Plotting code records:
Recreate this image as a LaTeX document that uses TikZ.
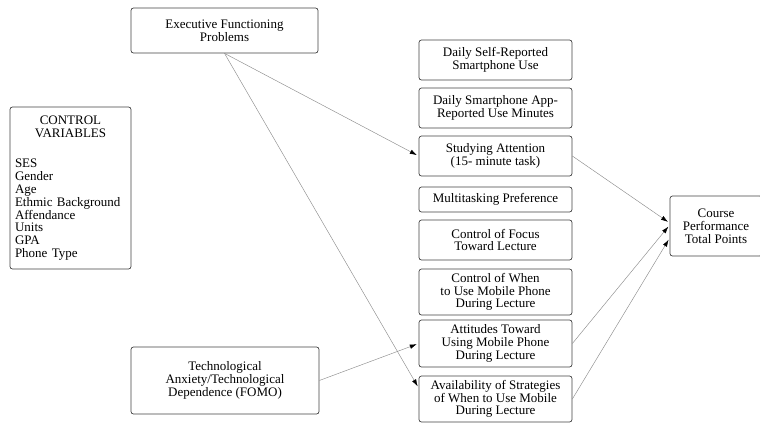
\documentclass[tikz,border=0pt]{standalone}
\usepackage{fontspec}
\setmainfont{Liberation Serif}
\usetikzlibrary{arrows.meta}
\begin{document}
\begin{tikzpicture}[x=1pt,y=-1pt,
  box/.style={draw=black!75,rounded corners=2.5pt,line width=0.7pt,align=center,inner sep=2pt,font=\fontsize{13}{12.8}\selectfont},
  col/.style={box,minimum width=153pt},
  link/.style={draw=black!45,line width=0.45pt,-{Latex[length=7pt,width=4.5pt,black]},shorten >=2pt}]
\useasboundingbox (0,0) rectangle (760,424);
\node[box,minimum width=187pt,minimum height=45pt] (exec) at (224.5,30.5) {Executive Functioning\\Problems};
\node[box,minimum width=188pt,minimum height=67pt] (tech) at (225,380.5) {Technological\\Anxiety/Technological\\Dependence (FOMO)};
\node[box,text width=111pt,inner xsep=5pt,minimum height=162pt,align=left] (ctrl) at (70.5,188)
  {{\centering CONTROL\\VARIABLES\par}\vspace{18pt}SES\\Gender\\Age\\Ethmic Background\\Affendance\\Units\\GPA\\Phone Type};
\node[col,minimum height=40pt] (self) at (495.5,60) {Daily Self-Reported\\Smartphone Use};
\node[col,minimum height=40pt] (app) at (495.5,108) {Daily Smartphone App-\\Reported Use Minutes};
\node[col,minimum height=40pt] (study) at (495.5,156) {Studying Attention\\(15- minute task)};
\node[col,minimum height=25pt] (multi) at (495.5,199.5) {Multitasking Preference};
\node[col,minimum height=40pt] (focus) at (495.5,240) {Control of Focus\\Toward Lecture};
\node[col,minimum height=46pt] (when) at (495.5,292) {Control of When\\to Use Mobile Phone\\During Lecture};
\node[col,minimum height=47pt] (att) at (495.5,343.5) {Attitudes Toward\\Using Mobile Phone\\During Lecture};
\node[col,minimum height=46pt] (avail) at (495.5,399) {Availability of Strategies\\of When to Use Mobile\\During Lecture};
\node[box,minimum width=92pt,minimum height=60pt] (course) at (716,226) {Course\\Performance\\Total Points};
\draw[link] (exec.south) -- (study.west);
\draw[link] (exec.south) -- ([yshift=11pt]avail.west);
\draw[link] (tech.east) -- (att.west);
\draw[link] (study.east) -- ([yshift=3pt]course.west);
\draw[link] (att.east) -- ([yshift=1pt]course.west);
\draw[link] (avail.east) -- ([yshift=-12pt]course.west);
\end{tikzpicture}
\end{document}
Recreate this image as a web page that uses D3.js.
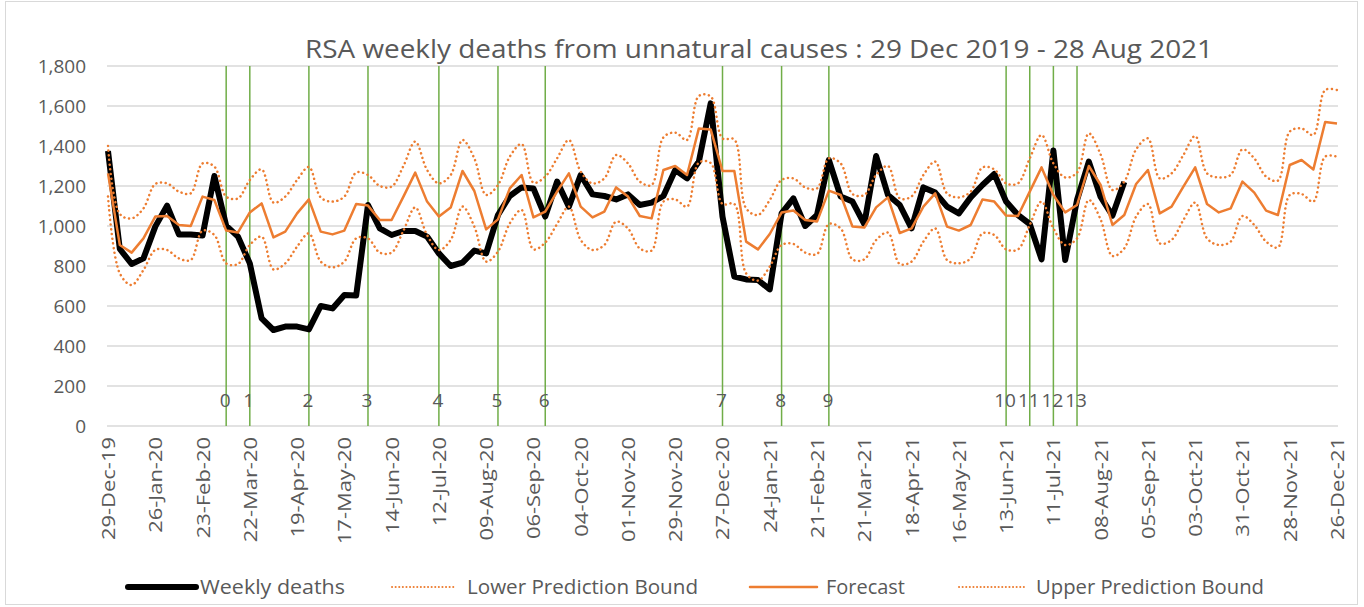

◆ What you will do ◆
Repeat each record exactly, with the pictures left out.

◆ Solution to the exercise ◆
Recreate this image as a LaTeX document that uses TikZ.
\documentclass[tikz,border=0pt]{standalone}
\usepackage{fontspec}
\setmainfont{Liberation Serif}
\usetikzlibrary{arrows.meta}
\begin{document}
\begin{tikzpicture}[x=1pt,y=-1pt,
  box/.style={draw=black!75,rounded corners=2.5pt,line width=0.7pt,align=center,inner sep=2pt,font=\fontsize{13}{12.8}\selectfont},
  col/.style={box,minimum width=153pt},
  link/.style={draw=black!45,line width=0.45pt,-{Latex[length=7pt,width=4.5pt,black]},shorten >=2pt}]
\useasboundingbox (0,0) rectangle (760,424);
\node[box,minimum width=187pt,minimum height=45pt] (exec) at (224.5,30.5) {Executive Functioning\\Problems};
\node[box,minimum width=188pt,minimum height=67pt] (tech) at (225,380.5) {Technological\\Anxiety/Technological\\Dependence (FOMO)};
\node[box,text width=111pt,inner xsep=5pt,minimum height=162pt,align=left] (ctrl) at (70.5,188)
  {{\centering CONTROL\\VARIABLES\par}\vspace{18pt}SES\\Gender\\Age\\Ethmic Background\\Affendance\\Units\\GPA\\Phone Type};
\node[col,minimum height=40pt] (self) at (495.5,60) {Daily Self-Reported\\Smartphone Use};
\node[col,minimum height=40pt] (app) at (495.5,108) {Daily Smartphone App-\\Reported Use Minutes};
\node[col,minimum height=40pt] (study) at (495.5,156) {Studying Attention\\(15- minute task)};
\node[col,minimum height=25pt] (multi) at (495.5,199.5) {Multitasking Preference};
\node[col,minimum height=40pt] (focus) at (495.5,240) {Control of Focus\\Toward Lecture};
\node[col,minimum height=46pt] (when) at (495.5,292) {Control of When\\to Use Mobile Phone\\During Lecture};
\node[col,minimum height=47pt] (att) at (495.5,343.5) {Attitudes Toward\\Using Mobile Phone\\During Lecture};
\node[col,minimum height=46pt] (avail) at (495.5,399) {Availability of Strategies\\of When to Use Mobile\\During Lecture};
\node[box,minimum width=92pt,minimum height=60pt] (course) at (716,226) {Course\\Performance\\Total Points};
\draw[link] (exec.south) -- (study.west);
\draw[link] (exec.south) -- ([yshift=11pt]avail.west);
\draw[link] (tech.east) -- (att.west);
\draw[link] (study.east) -- ([yshift=3pt]course.west);
\draw[link] (att.east) -- ([yshift=1pt]course.west);
\draw[link] (avail.east) -- ([yshift=-12pt]course.west);
\end{tikzpicture}
\end{document}
Recreate this image as a web page that uses D3.js.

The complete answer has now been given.